News/Trends, Product, Tech/Engineering

Data De-duplication

June 15, 2008
Jaspreet Singh, Founder and CEO

The Gartner Report (here) says storage data de-duplication and virtualization are two main technologies driving innovation in storage management software this year. This makes sense, considering the fact that corporate data is increasing at a whooping 60% annual rate. (Microsoft Report says here).

Server Backup

Data is very rarely common between production servers of different types. Its not difficult to imagine that Exchange email server may not have same content as Oracle database server. But data is largely duplicate within file-servers, exchange server and say a bunch of ERP servers (development and test). This duplication creates potential bottlenecks for bandwidth and storage used for backup.

Existing players have offered two solutions to this problem –

  1. Traditional single-instancing at backup server to filter out common content e.g Microsoft Single Instance Service (in Data center edition). This saves the just storage cost, depending upon at what level to filter commonalities – file / block / byte. A big player in this space is Data-Domain. These solutions don’t have a client component, they just save storage space.
  2. New innovative solutions like Avamar (now with EMC) and PureDisk (now with Veritas) which try filter content at backup server level before the data goes to the (remote) store. This makes these solutions much better suited for remote-office backups. They save bandwidth and storage.

But, there are two unsolved problems with both these approaches as well ( Which also, explains a poor response for these products in the market )-

  1. most of the times simple block checksum matching fails to figure out common data, as it may not fall on block boundaries . Eg. if you insert a simple byte in a file, the whole file changes and all the blocks shift. And the block checksum approach fails.
  2. Checksum calculation is very costly and makes backups CPU exhaustive.
  3. These approaches are targeting storage cost, not time/bandwidth which is more critical.

PC Backups

The problem is much more complex at PC level, as duplicated data is distributed among users and is as high as 90% in some cases. Emails / documents and similar file formats create large pool of duplicate data between users.

 

Also, since 50% of PC backup is mainly large email files, this is problem is particularly difficult to solve using simple file based de-duplication techniches used by servers.

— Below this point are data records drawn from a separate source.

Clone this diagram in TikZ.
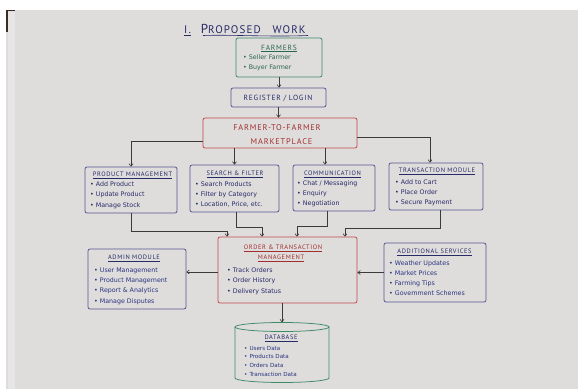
\documentclass[tikz,border=0pt]{standalone}
\usepackage{fontspec}
\setmainfont{DejaVu Sans}
\newfontfamily\hfont[LetterSpace=10]{PT Sans}
\usetikzlibrary{arrows.meta,calc}
\definecolor{paper}{HTML}{DFDCDC}
\definecolor{paperedge}{HTML}{E7E5E5}
\definecolor{navy}{HTML}{262A66}
\definecolor{bluetext}{HTML}{28347E}
\definecolor{modline}{HTML}{55558E}
\definecolor{grn}{HTML}{3D8A68}
\definecolor{grntext}{HTML}{2A6650}
\definecolor{redline}{HTML}{C24A4A}
\definecolor{redtext}{HTML}{A02E2E}
\definecolor{wire}{HTML}{3A3A3A}
\definecolor{edgebrown}{HTML}{3B2B22}
\tikzset{
  modbox/.style={draw=modline, line width=0.75pt, rounded corners=2pt, inner sep=0pt},
  grnbox/.style={modbox, draw=grn},
  redbox/.style={modbox, draw=redline},
  conn/.style={draw=wire, line width=0.6pt, -{Straight Barb[length=2.5pt,width=4pt]}},
  itm/.style={inner sep=0pt, text=navy, font=\fontsize{6.3}{7}\selectfont},
  head/.style={inner sep=0pt, text=navy, font=\hfont\fontsize{6.4}{7}\selectfont},
  mptext/.style={inner sep=0pt, text=redtext, font=\hfont\fontsize{8.3}{9}\selectfont},
  titletext/.style={inner sep=0pt, text=navy, font=\hfont\fontsize{11}{12}\selectfont}
}
\newcommand\blist[6]{%
  \foreach \itmtext [count=\i] in {#6}{%
    \node[itm, #1, anchor=base west] (#2\i) at (#3,{#4+2.2+(\i-1)*#5}) {\textbullet\hspace{2pt}\itmtext};}}
\begin{document}
\begin{tikzpicture}[x=1pt,y=-1pt]
% background
\fill[white] (0,0) rectangle (578,389);
\fill[paper] (6,10) rectangle (578,389);
\fill[paperedge] (8,12) rectangle (15,389);
\fill[edgebrown] (6,10) rectangle (8,32);
\fill[edgebrown] (6,10) rectangle (15,11);
\useasboundingbox (0,0) rectangle (578,389);

% title
\node[titletext, anchor=base west] (title) at (184,33)
  {I.\hspace{10pt}{\fontsize{13}{12}\selectfont P}ROPOSED\hspace{12pt}WORK};
\draw[navy, line width=0.6pt] (184,35.5) -- (191,35.5);
\draw[navy, line width=0.6pt] (203,35.5) .. controls (230,34.5) and (270,37) .. (308,35.5);

% boxes
\node[grnbox, minimum width=86pt, minimum height=39pt] (farm) at (279,57.5) {};
\node[modbox, minimum width=95pt, minimum height=19pt] (reg) at (278.5,97.5) {};
\node[redbox, minimum width=154pt, minimum height=30pt] (mp) at (280,133) {};
\node[modbox, minimum width=92pt, minimum height=46pt] (pm) at (131,190) {};
\node[modbox, minimum width=89pt, minimum height=47pt] (sf) at (234.5,188.5) {};
\node[modbox, minimum width=82pt, minimum height=46pt] (cm) at (334,188) {};
\node[modbox, minimum width=94pt, minimum height=47pt] (tm) at (436,186.5) {};
\node[redbox, minimum width=139pt, minimum height=66pt] (om) at (287.5,270) {};
\node[modbox, minimum width=98pt, minimum height=60pt] (am) at (137,279) {};
\node[modbox, minimum width=102pt, minimum height=59pt] (as) at (435,272.5) {};
\node[inner sep=0pt, minimum width=94pt, minimum height=60pt] (db) at (282,352.5) {};
% database cylinder
\draw[grn, line width=0.75pt] (235,327) -- (235,378)
  arc[start angle=180, end angle=360, x radius=47pt, y radius=4.5pt] -- (329,327);
\draw[grn, line width=0.75pt] (282,327) ellipse [x radius=47pt, y radius=4.5pt];

% texts: farmers
\node[head, text=grntext, font=\hfont\fontsize{7.5}{8}\selectfont, anchor=base] (farmh) at (279,50) {\underline{FARMERS}};
\blist{text=grntext}{farmi}{243}{57}{10}{Seller Farmer, Buyer Farmer}
\node[head, font=\hfont\fontsize{7.5}{8}\selectfont, anchor=base] (regt) at (278,100) {REGISTER / LOGIN};
\node[mptext, anchor=base] (mpt1) at (277,130) {FARMER-TO-FARMER};
\node[mptext, anchor=base] (mpt2) at (281.5,144) {MARKETPLACE};

% module headings and lists
\node[head, anchor=base] (pmh) at (132.5,176.4) {\underline{PRODUCT MANAGEMENT}};
\blist{}{pmi}{90}{184}{10.5}{Add Product, Update Product, Manage Stock}
\node[head, anchor=base] (sfh) at (235,175.4) {\underline{SEARCH \& FILTER}};
\blist{}{sfi}{195}{184}{10.3}{Search Products, Filter by Category, {Location, Price, etc.}}
\node[head, anchor=base] (cmh) at (332.5,175.4) {\underline{COMMUNICATION}};
\blist{}{cmi}{297}{183}{10}{Chat / Messaging, Enquiry, Negotiation}
\node[head, anchor=base] (tmh) at (437,172.4) {\underline{TRANSACTION MODULE}};
\blist{}{tmi}{395}{182}{10}{Add to Cart, Place Order, Secure Payment}
\node[head, anchor=base] (amh) at (134,259.4) {\underline{ADMIN MODULE}};
\blist{text=bluetext}{ami}{94}{270}{10.3}{User Management, Product Management, Report \& Analytics, Manage Disputes}
\node[head, anchor=base] (ash) at (434.5,253.4) {\underline{ADDITIONAL SERVICES}};
\blist{text=bluetext}{asi}{389}{263}{10}{Weather Updates, Market Prices, Farming Tips, Government Schemes}
\node[head, text=redtext, anchor=base] (omh1) at (283,249.4) {\underline{ORDER \& TRANSACTION}};
\node[head, text=redtext, anchor=base] (omh2) at (281,259.4) {\underline{MANAGEMENT}};
\blist{}{omi}{227}{270}{10.5}{Track Orders, Order History, Delivery Status}
\node[head, anchor=base] (dbh) at (281,339.4) {\underline{DATABASE}};
\blist{text=bluetext, font=\fontsize{5.6}{7}\selectfont}{dbi}{244}{348}{8.7}{Users Data, Products Data, Orders Data, Transaction Data}

% connectors
\draw[conn] (farm.south) -- (farm.south |- reg.north);
\draw[conn] (reg.south) -- (reg.south |- mp.north);
\draw[conn] ([yshift=-8pt]mp.west) -| (pm.north);
\draw[conn] (sf.north |- mp.south) -- (sf.north);
\coordinate (cmtop) at ([xshift=-9pt]cm.north);
\draw[conn] (cmtop |- mp.south) -- (cmtop);
\coordinate (mpR) at ([yshift=-4pt]mp.east);
\coordinate (tmtop) at ([xshift=-6pt]tm.north);
\draw[conn] (mpR) -| (tmtop);

\draw[conn] (pm.south) |- ($(om.north)+(-60.5,-5)$) -- ($(om.north)+(-60.5,0)$);
\coordinate (sfbot) at ([xshift=1.5pt]sf.south);
\draw[conn] (sfbot) |- ($(om.north)+(-25.5,-9)$) -- ($(om.north)+(-25.5,0)$);
\coordinate (cmbot) at ([xshift=-7pt]cm.south);
\draw[conn] (cmbot) |- ($(om.north)+(9.5,-10)$) -- ($(om.north)+(9.5,0)$);
\coordinate (tmbot) at ([xshift=4pt]tm.south);
\draw[conn] (tmbot) |- ($(om.north)+(57.5,-8)$) -- ($(om.north)+(57.5,0)$);

\coordinate (omL) at ([yshift=-2pt]om.west);
\draw[conn] (omL) -- (omL -| am.east);
\draw[conn] (as.west) -- (as.west -| om.east);
\draw[conn] (db.north |- om.south) -- (db.north);
\end{tikzpicture}
\end{document}
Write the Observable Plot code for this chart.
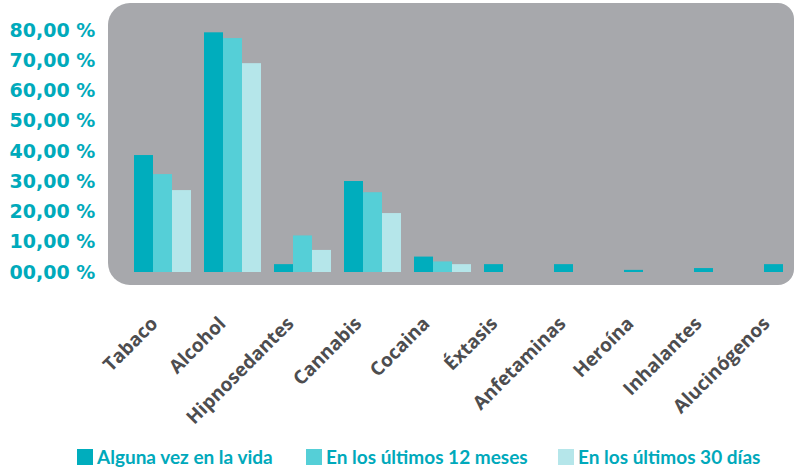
<!DOCTYPE html>
<html>
<head>
<meta charset="utf-8">
<script src="https://cdn.jsdelivr.net/npm/d3@7"></script>
<script src="https://cdn.jsdelivr.net/npm/@observablehq/plot@0.6"></script>
<style>
  html, body { margin: 0; padding: 0; background: #ffffff; overflow: hidden; }
  #wrap { position: relative; width: 794px; height: 469px; overflow: hidden; }
  #panel { position: absolute; left: 108px; top: 3px; width: 686px; height: 282px;
           background: #a7a8ac; border-radius: 22px 16px 16px 22px; }
  #chart, #labels { position: absolute; left: 0; top: 0; }
  #labels svg text { font-family: 'Open Sans', sans-serif; font-weight: 700; }
  .item { position: absolute; top: 445px; display: flex; align-items: center; white-space: nowrap;
          font-family: Lato, sans-serif; font-weight: 700; font-size: 19px; color: #00a9bb; }
  .sw { width: 16px; height: 16px; margin-right: 4px; }
</style>
</head>
<body>
<div id="wrap">
  <div id="panel"></div>
  <div id="chart"></div>
  <div id="labels"></div>
</div>
<script>
const categories = ["Tabaco", "Alcohol", "Hipnosedantes", "Cannabis", "Cocaina", "Éxtasis", "Anfetaminas", "Heroína", "Inhalantes", "Alucinógenos"];
const series = ["Alguna vez en la vida", "En los últimos 12 meses", "En los últimos 30 días"];
const vida    = [38.7, 79.3, 2.6, 30.1, 5.1, 2.6, 2.6, 0.7, 1.3, 2.6];
const meses12 = [32.4, 77.4, 12.1, 26.4, 3.5, 0, 0, 0, 0, 0];
const dias30  = [27.1, 69.1, 7.3, 19.5, 2.6, 0, 0, 0, 0, 0];
const colors = ["#00adbd", "#55cfd7", "#b5e6ea"];
const yTicks = [0, 10, 20, 30, 40, 50, 60, 70, 80];

const valuesBySeries = [vida, meses12, dias30];
const data = [];
categories.forEach((c, i) => {
  series.forEach((s, j) => data.push({cat: c, series: s, value: valuesBySeries[j][i]}));
});

const fmt = d => d3.format("02d")(d) + ",00 %";

const chart = Plot.plot({
  width: 794,
  height: 430,
  marginTop: 3,
  marginBottom: 158,
  marginLeft: 108,
  marginRight: 0,
  style: {background: "transparent", overflow: "visible"},
  fx: {domain: categories, range: [134, 821], paddingInner: 13 / 70, paddingOuter: 0, label: null, axis: null},
  x: {domain: series, padding: 0, axis: null},
  y: {domain: [0, 89], axis: null},
  color: {domain: series, range: colors},
  marks: [
    Plot.barY(data, {fx: "cat", x: "series", y: "value", fill: "series"}),
    Plot.axisY({
      ticks: yTicks, tickFormat: fmt, tickSize: 0, tickPadding: 0,
      textAnchor: "start", dx: -125, fontSize: 19, fontWeight: "bold",
      fontFamily: "'DejaVu Sans', sans-serif", color: "#00aabb", label: null
    })
  ]
});
document.getElementById("chart").appendChild(chart);

// category labels (the reference places them on a slightly tighter spacing than the bars)
const labelAxis = Plot.plot({
  width: 794,
  height: 469,
  marginTop: 0,
  marginBottom: 149,
  marginLeft: 0,
  marginRight: 0,
  style: {background: "transparent", overflow: "visible"},
  x: {type: "point", domain: categories, range: [154, 766], padding: 0},
  y: {axis: null},
  marks: [
    Plot.axisX({
      anchor: "bottom", tickSize: 0, tickPadding: 0, tickRotate: -45,
      textAnchor: "end", fontSize: 19, fontWeight: "bold",
      fontFamily: "'Open Sans', sans-serif", color: "#4d4d4f", label: null
    })
  ]
});
document.getElementById("labels").appendChild(labelAxis);

const wrap = document.getElementById("wrap");
const lefts = [77, 306, 558];
series.forEach((s, i) => {
  const it = document.createElement("div");
  it.className = "item";
  it.style.left = lefts[i] + "px";
  const sw = document.createElement("div");
  sw.className = "sw";
  sw.style.background = colors[i];
  const t = document.createElement("span");
  t.textContent = s;
  it.appendChild(sw);
  it.appendChild(t);
  wrap.appendChild(it);
});
</script>
</body>
</html>
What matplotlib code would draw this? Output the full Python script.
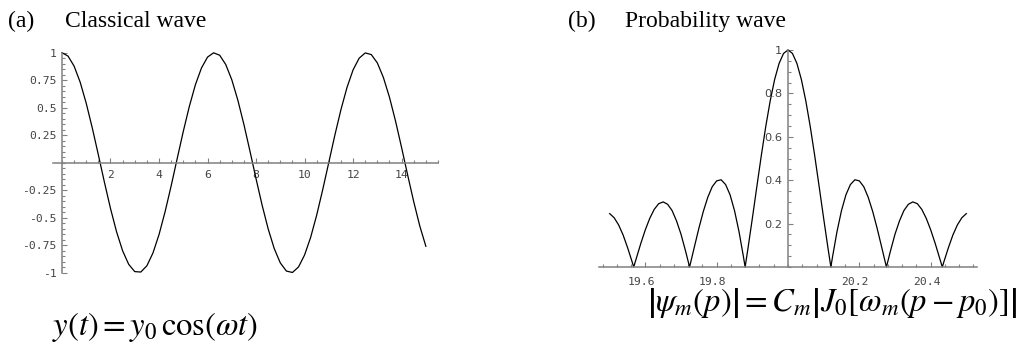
import matplotlib
matplotlib.use("Agg")
import matplotlib.pyplot as plt
from matplotlib.ticker import MultipleLocator, FixedLocator
from matplotlib.transforms import ScaledTranslation

# (a) classical wave, sampled every 0.25 in t
t_values = [0.0, 0.25, 0.5, 0.75, 1.0, 1.25, 1.5, 1.75, 2.0, 2.25, 2.5, 2.75,
            3.0, 3.25, 3.5, 3.75, 4.0, 4.25, 4.5, 4.75, 5.0, 5.25, 5.5, 5.75,
            6.0, 6.25, 6.5, 6.75, 7.0, 7.25, 7.5, 7.75, 8.0, 8.25, 8.5, 8.75,
            9.0, 9.25, 9.5, 9.75, 10.0, 10.25, 10.5, 10.75, 11.0, 11.25, 11.5,
            11.75, 12.0, 12.25, 12.5, 12.75, 13.0, 13.25, 13.5, 13.75, 14.0,
            14.25, 14.5, 14.75, 15.0]
y_values = [1.0, 0.969, 0.878, 0.732, 0.540, 0.315, 0.071, -0.178, -0.416,
            -0.628, -0.801, -0.924, -0.990, -0.994, -0.937, -0.821, -0.654,
            -0.446, -0.211, 0.038, 0.284, 0.512, 0.709, 0.861, 0.960, 0.999,
            0.977, 0.893, 0.754, 0.568, 0.347, 0.104, -0.146, -0.386, -0.602,
            -0.781, -0.911, -0.985, -0.998, -0.948, -0.839, -0.679, -0.476,
            -0.243, 0.004, 0.252, 0.483, 0.685, 0.844, 0.950, 0.998, 0.983,
            0.907, 0.774, 0.595, 0.378, 0.137, -0.113, -0.355, -0.576, -0.760]

# (b) probability wave, sampled every 0.0125 in p plus the zero crossings
p_values = [19.5, 19.5125, 19.525, 19.5375, 19.55, 19.5625, 19.5673, 19.575,
            19.5875, 19.6, 19.6125, 19.625, 19.6375, 19.65, 19.6625, 19.675,
            19.6875, 19.7, 19.7125, 19.724, 19.7375, 19.75, 19.7625, 19.775,
            19.7875, 19.8, 19.8125, 19.825, 19.8375, 19.85, 19.8625, 19.875,
            19.8798, 19.8875, 19.9, 19.9125, 19.925, 19.9375, 19.95, 19.9625,
            19.975, 19.9875, 20.0, 20.0125, 20.025, 20.0375, 20.05, 20.0625,
            20.075, 20.0875, 20.1, 20.1125, 20.1202, 20.125, 20.1375, 20.15,
            20.1625, 20.175, 20.1875, 20.2, 20.2125, 20.225, 20.2375, 20.25,
            20.2625, 20.276, 20.2875, 20.3, 20.3125, 20.325, 20.3375, 20.35,
            20.3625, 20.375, 20.3875, 20.4, 20.4125, 20.425, 20.4327, 20.4375,
            20.45, 20.4625, 20.475, 20.4875, 20.5]
psi_values = [0.246, 0.227, 0.194, 0.148, 0.090, 0.026, 0.0, 0.042, 0.110,
              0.172, 0.225, 0.266, 0.292, 0.300, 0.289, 0.260, 0.212, 0.151,
              0.075, 0.0, 0.093, 0.178, 0.256, 0.321, 0.370, 0.397, 0.402,
              0.380, 0.333, 0.260, 0.164, 0.048, 0.0, 0.083, 0.224, 0.369,
              0.512, 0.646, 0.765, 0.864, 0.938, 0.984, 1.0, 0.984, 0.938,
              0.864, 0.765, 0.646, 0.512, 0.369, 0.224, 0.083, 0.0, 0.048,
              0.164, 0.260, 0.333, 0.380, 0.402, 0.397, 0.370, 0.321, 0.256,
              0.178, 0.093, 0.0, 0.075, 0.151, 0.212, 0.260, 0.289, 0.300,
              0.292, 0.266, 0.225, 0.172, 0.110, 0.042, 0.0, 0.026, 0.090,
              0.148, 0.194, 0.227, 0.246]

left_xticks = [2, 4, 6, 8, 10, 12, 14]
left_yticks = [-1, -0.75, -0.5, -0.25, 0.25, 0.5, 0.75, 1]
left_ylabels = ["-1", "-0.75", "-0.5", "-0.25", "0.25", "0.5", "0.75", "1"]
right_xticks = [19.6, 19.8, 20.2, 20.4]
right_yticks = [0.2, 0.4, 0.6, 0.8, 1]
right_ylabels = ["0.2", "0.4", "0.6", "0.8", "1"]

W, H = 1019, 352
AXIS_COLOR = "#808080"
LABEL_COLOR = "#444444"
TICK_FONT = "DejaVu Sans Mono"

plt.rcParams["mathtext.fontset"] = "stix"

fig = plt.figure(figsize=(W / 100, H / 100), dpi=100)


def make_axes(x0, x1, y_top, y_bot):
    # pixel box -> figure fraction
    return fig.add_axes([x0 / W, 1 - y_bot / H, (x1 - x0) / W, (y_bot - y_top) / H])


def style_axes(ax):
    for side in ["top", "right"]:
        ax.spines[side].set_visible(False)
    for side in ["left", "bottom"]:
        ax.spines[side].set_position(("data", 0))
        ax.spines[side].set_color(AXIS_COLOR)
        ax.spines[side].set_linewidth(1.1)
    ax.tick_params(which="both", direction="in", color=AXIS_COLOR, width=0.8,
                   labelcolor=LABEL_COLOR, labelsize=8.2)
    ax.tick_params(which="major", length=3.5)
    ax.tick_params(which="minor", length=2)
    ax.tick_params(axis="y", pad=4)
    ax.tick_params(axis="x", pad=5)
    for lab in ax.get_xticklabels() + ax.get_yticklabels():
        lab.set_fontfamily(TICK_FONT)
    ax.patch.set_visible(False)


# ---- (a) classical wave ----
ax1 = make_axes(53, 438, 50.5, 274.9)
ax1.plot(t_values, y_values, color="black", linewidth=0.9, clip_on=False)
ax1.set_xlim(-0.37, 15.5)
ax1.set_ylim(-1.02, 1.02)
ax1.spines["bottom"].set_bounds(-0.37, 15.5)
ax1.spines["left"].set_bounds(-1, 1)
ax1.xaxis.set_major_locator(FixedLocator(left_xticks))
ax1.xaxis.set_minor_locator(MultipleLocator(0.5))
ax1.set_yticks(left_yticks)
ax1.set_yticklabels(left_ylabels)
ax1.yaxis.set_minor_locator(MultipleLocator(0.05))
style_axes(ax1)

# ---- (b) probability wave ----
ax2 = make_axes(599, 977, 47.8, 269.2)
ax2.plot(p_values, psi_values, color="black", linewidth=0.9, clip_on=False)
ax2.set_xlim(19.47, 20.53)
ax2.set_ylim(-0.01, 1.01)
ax2.spines["bottom"].set_bounds(19.47, 20.53)
ax2.xaxis.set_major_locator(FixedLocator(right_xticks))
ax2.xaxis.set_minor_locator(MultipleLocator(0.04))
ax2.set_yticks(right_yticks)
ax2.set_yticklabels(right_ylabels)
ax2.yaxis.set_minor_locator(MultipleLocator(0.05))
style_axes(ax2)
ax2.spines["left"].set_position(("data", 20))
ax2.spines["left"].set_bounds(0, 1)
ax2.tick_params(axis="x", pad=7)
for lab in ax2.get_xticklabels():
    lab.set_transform(lab.get_transform() + ScaledTranslation(-4 / 100, 0, fig.dpi_scale_trans))

# ---- titles and formulas ----
title_kw = dict(fontfamily="Liberation Serif", fontsize=17, va="baseline", color="black")
fig.text(8 / W, 1 - 27 / H, "(a)", **title_kw)
fig.text(65 / W, 1 - 27 / H, "Classical wave", **title_kw)
fig.text(568 / W, 1 - 27 / H, "(b)", **title_kw)
fig.text(625 / W, 1 - 27 / H, "Probability wave", **title_kw)

fig.text(52 / W, 1 - 335 / H, r"$y\left(t\right) = y_0\,\cos(\omega t)$",
         fontsize=23.5, va="baseline")
fig.text(1017 / W, 1 - 311 / H,
         r"$\left|\psi_m(p)\right| = C_m\left|J_0\left[\omega_m(p-p_0)\right]\right|$",
         fontsize=23.5, va="baseline", ha="right")

fig.savefig("out.png", dpi=100)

Druvaa inSync v2.0 uses a on-wire (distributed) de-duplication technique which senses duplicate data before the backup starts and hences skips it from the backup. This is transparent to the user, all he notices is a 10 times boost in backup speed with over 90% reduction in bandwidth and storage usage.

How it works

This technology creates and maintains a Global “Single Instance” File System at backup server. Each time a user wants to backup a file, the insync clients prepares a file-fingerprint (using linear polynomial based hash) and compares it with the server. After the server sends a response, the backup happens only for the “unique” data within the file.

 

The patented advance file-fingerprinting makes it computationally very easy to filter common content like – same paragraphs in different documents, a same CCed email, media rich corporate presentations etc. This cuts down time for backup by 10 times and reduces bandwidth and storage utilization by 90%.

Other Interesting Features

Another good use of the Gobal Single Instance File System is – Continuous Data protection. The user after starting the restore can see how his files changes over time. Which gives him an option to restore point-in-time data from any point in the past. The marketing name for the feature is – “Eternity. Never lose a file. Ever.” A long name, but serves its meaning 🙂

Business Opportunities

The same technology/product can be stripped down to backup PDAs and scaled up to backup servers. A good use case would be to reduce time for backup of bunch of related remote servers.